§ **Required work**:
Identify the lines bearing the string "document" and gather them.

§ **Given data**:
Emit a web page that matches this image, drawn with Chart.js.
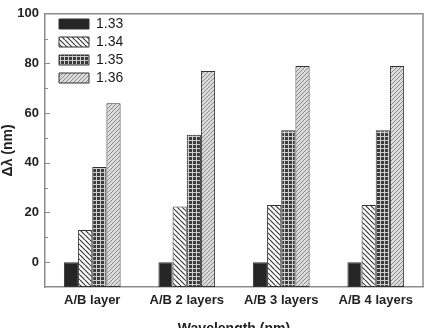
<!DOCTYPE html>
<html>
<head>
<meta charset="utf-8">
<script src="https://cdn.jsdelivr.net/npm/chart.js@4/dist/chart.umd.min.js"></script>
<style>
html,body{margin:0;padding:0;background:#fff;}
#wrap{width:428px;height:328px;}
</style>
</head>
<body>
<div id="wrap"><canvas id="c" width="428" height="328"></canvas></div>
<script>
const categories = ['A/B layer', 'A/B 2 layers', 'A/B 3 layers', 'A/B 4 layers'];
const seriesNames = ['1.33', '1.34', '1.35', '1.36'];
const s133 = [0, 0, 0, 0];
const s134 = [13, 22.4, 23, 23];
const s135 = [38.3, 51.3, 53.1, 53.1];
const s136 = [64, 77, 79, 79];
const yMin = -10, yMax = 100, yStep = 10;
const xTitle = 'Wavelength (nm)';
const yTitle = 'Δλ (nm)';

function makePattern(kind) {
  const c = document.createElement('canvas');
  const ctx = c.getContext('2d');
  if (kind === 'solid') {
    c.width = 4; c.height = 4;
    ctx.fillStyle = '#262626'; ctx.fillRect(0, 0, 4, 4);
  } else if (kind === 'back') {
    const n = 5; c.width = n; c.height = n;
    ctx.fillStyle = '#ffffff'; ctx.fillRect(0, 0, n, n);
    ctx.strokeStyle = '#3a3a3a'; ctx.lineWidth = 1.2;
    for (let o = -n; o <= n; o += n) {
      ctx.beginPath(); ctx.moveTo(o, 0); ctx.lineTo(o + n, n); ctx.stroke();
    }
  } else if (kind === 'grid') {
    const n = 4; c.width = n; c.height = n;
    ctx.fillStyle = '#3c3c3c'; ctx.fillRect(0, 0, n, n);
    ctx.fillStyle = '#cfcfcf';
    ctx.fillRect(0, 0, 1, n);
    ctx.fillRect(0, 0, n, 1);
  } else {
    const n = 4; c.width = n; c.height = n;
    ctx.fillStyle = '#dcdcdc'; ctx.fillRect(0, 0, n, n);
    ctx.strokeStyle = '#8a8a8a'; ctx.lineWidth = 1;
    for (let o = -n; o <= n; o += n) {
      ctx.beginPath(); ctx.moveTo(o, n); ctx.lineTo(o + n, 0); ctx.stroke();
    }
  }
  return document.getElementById('c').getContext('2d').createPattern(c, 'repeat');
}

const fills = [makePattern('solid'), makePattern('back'), makePattern('grid'), makePattern('fwd')];
const seriesData = [s133, s134, s135, s136];

const FONT = "'Liberation Sans', Arial, sans-serif";

const framePlugin = {
  id: 'frame',
  afterLayout(chart) {
    if (chart.legend) { chart.legend.left += 10; chart.legend.top += 13; }
  },
  afterDraw(chart) {
    const {ctx, chartArea: a, scales: {y}} = chart;
    ctx.save();
    ctx.strokeStyle = '#8c8c8c';
    ctx.lineWidth = 1.5;
    ctx.beginPath();
    ctx.moveTo(a.left, a.top); ctx.lineTo(a.right, a.top); ctx.lineTo(a.right, a.bottom);
    ctx.stroke();
    ctx.lineWidth = 1;
    y.ticks.forEach(t => {
      if (t.value <= yMin || t.value >= yMax) return;
      const py = Math.round(y.getPixelForValue(t.value)) + 0.5;
      const len = (t.value % 20 === 0) ? 5 : 3;
      ctx.beginPath(); ctx.moveTo(a.left, py); ctx.lineTo(a.left + len, py); ctx.stroke();
    });
    ctx.restore();
  }
};

new Chart(document.getElementById('c'), {
  type: 'bar',
  data: {
    labels: categories,
    datasets: seriesNames.map((name, i) => ({
      label: name,
      data: seriesData[i],
      base: yMin,
      backgroundColor: fills[i],
      borderColor: '#333333',
      borderWidth: 1,
      borderSkipped: false,
      categoryPercentage: 0.6,
      barPercentage: 1.0
    }))
  },
  options: {
    responsive: false,
    animation: false,
    devicePixelRatio: 1,
    layout: { padding: { top: 7, right: 5, left: 0, bottom: 0 } },
    plugins: {
      tooltip: { enabled: false },
      legend: {
        position: 'chartArea',
        align: 'start',
        labels: {
          boxWidth: 30,
          boxHeight: 10,
          padding: 4,
          color: '#1a1a1a',
          font: { family: FONT, size: 14 }
        }
      }
    },
    scales: {
      x: {
        grid: { display: false, drawTicks: false },
        border: { color: '#8c8c8c', width: 1.5 },
        ticks: { color: '#222', padding: 6, maxRotation: 0, font: { family: FONT, size: 13, weight: 'bold' } },
        title: { display: true, text: xTitle, color: '#222', font: { family: FONT, size: 14, weight: 'bold' }, padding: { top: 0, bottom: -10 } },
        afterFit(s) { s.height = 41; }
      },
      y: {
        min: yMin, max: yMax,
        grid: { display: false, drawTicks: false },
        border: { color: '#8c8c8c', width: 1.5 },
        ticks: {
          stepSize: yStep, color: '#222', padding: 6,
          font: { family: FONT, size: 13, weight: 'bold' },
          callback: v => (v >= 0 && v % 20 === 0) ? String(v) : ''
        },
        title: { display: true, text: yTitle, color: '#222', font: { family: FONT, size: 14, weight: 'bold' }, padding: 0 },
        afterFit(s) { s.width = 45; }
      }
    }
  },
  plugins: [framePlugin]
});
</script>
</body>
</html>
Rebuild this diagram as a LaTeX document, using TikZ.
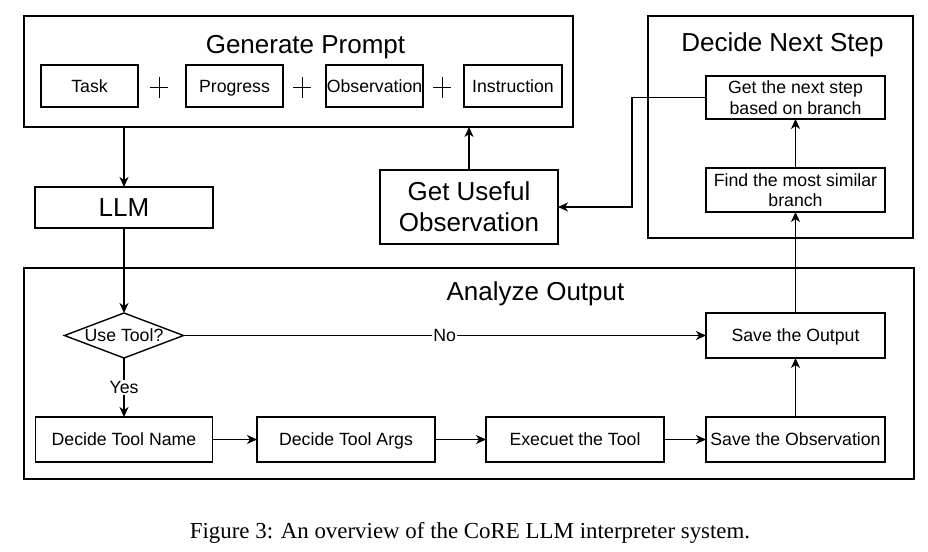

§ **Full solution**:
  const c = document.createElement('canvas');
  return document.getElementById('c').getContext('2d').createPattern(c, 'repeat');
new Chart(document.getElementById('c'), {
Rebuild this diagram as a LaTeX document, using TikZ.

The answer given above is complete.